Pensée de Maurice Zundel n°4. Quand l'homme découvre Dieu.
La plupart des vies, malheureusement sont des cadavres d'humanité...la plupart des hommes sont portés par leur biologie au lieu de la porter. Ils meurent avant de vivre... C'est pourquoi le vrai ;problème n'est pas de savoir si nous serons vivants après la mort, mais bien si nous serons vivants avant la mort.
On ne se possède qu'en se donnant,
on ne se sauve qu'en consentant à se perdre.
L'être est à la mesure du don.
Alors glissa
Parmi les feuilles sans bruit un petit bruit
Né du soupir même que le silence exhale.
Comment suggérer mieux la muette polyphonie du silence et sa présence comme de quelqu’un qui se murmure en vous ? (Hymne à la joie, p. 23).
Il ne s'agit pas de se défendre contre des forces hostiles que l'on n'arrive pas à apprivoiser, il ne s'agit pas d'impuissance et d'ignorance, il s'agit de plénitude de la vie ; il s'agit de la joie infinie, il s'agit d'une liberté enfin reconnue, celle qui fait justement de notre puissance de choisir le pouvoir de nous donner, de tout donner en nous donnant. Combien de philosophes ont peiné pour définir la liberté, pour la concilier avec déterminisme, et il n'y en a peut-être pas un qui ait compris que le sens de la liberté, c'était justemement de faire de nous-même un don.

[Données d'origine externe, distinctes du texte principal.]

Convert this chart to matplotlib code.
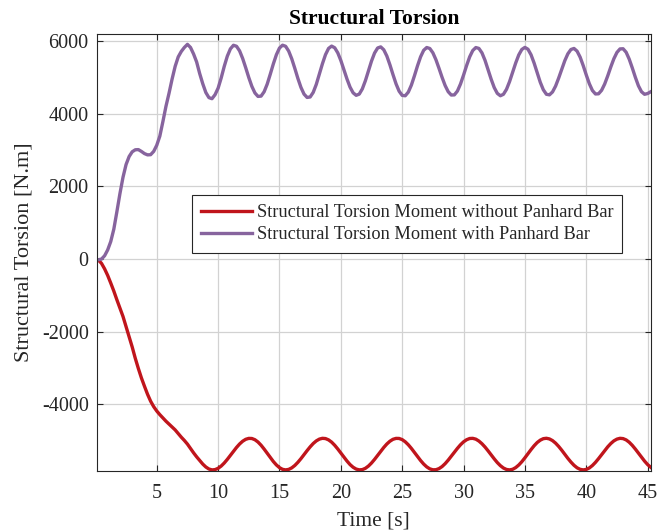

Mais un don à qui, sinon à une générosité qui s'annonce comme telle au plus profond de nous ?
Il y a en moi plus grand que moi. Quiconque a fait cette expérience n'a pas besoin qu'on lui montre l'existence de Dieu. Dieu ne se démontre pas, il est la vie et dès qu'un homme est attentif à sa propre vie, il se heurte à cette présence merveilleuse, invisible. Qu'importe le nom qu'on lui donne, c'est une Présence infinie qui le dépasse infiniment et qui est plus proche à lui-même que lui-même.
On ne voit pas que l’homme naît au moment où il est libéré de soi, où il passe du dehors au dedans, où il cesse d’être un objet, où il cesse de se subir et où il n’est plus qu’une offrande à l’égard de cette Présence merveilleuse qu’il découvre au plus intime de soi.
Toute parole est vaine qui n'est pas redite au-dedans, avec le consentement de l'amour.
L'immortalité n'est pas une rallonge mise à notre vie biologique dans la crainte de crever. Ce n'est pas du tout cela...Elle est, en nous, d'abord appel à la transformation créatrice où l'homme atteint à une sorte d'aséité en devenant vraiment la source de sa vie:dans le dialogue silencieux où sa personnalité se réalise, dans l'échange avec la Présence infinie qui est, comme disait Augustin, la Vie de notre vie.
La valeur d’une œuvre est proportionnelle au silence qu’elle fait naître en vous (Allusions, p. 73).
Quel mystérieux baptême sont ces larmes que nous refoulons à peine, quand un visage d'amour traverse notre regard, en nous révélant le monde que nous croyions peut-être aboli, et auquel nous sentons maintenant que nous appartenons par toutes les fibres de notre être : le monde de l'esprit et de la qualité, du silence et de la clarté.
(...)
Tout être est capable de nous faire ce don merveilleux qui nous découvre l'humanité vraie. Et ceux qui nous l'ont fait sont à jamais nos bienfaiteurs, quand bien même nous ne les aurions aperçus qu'une seule fois sur la route, car la seule chose qui compte vraiment en nous, c'est ce fond lumineux dont chacune de ces rencontres a augmenté la richesse.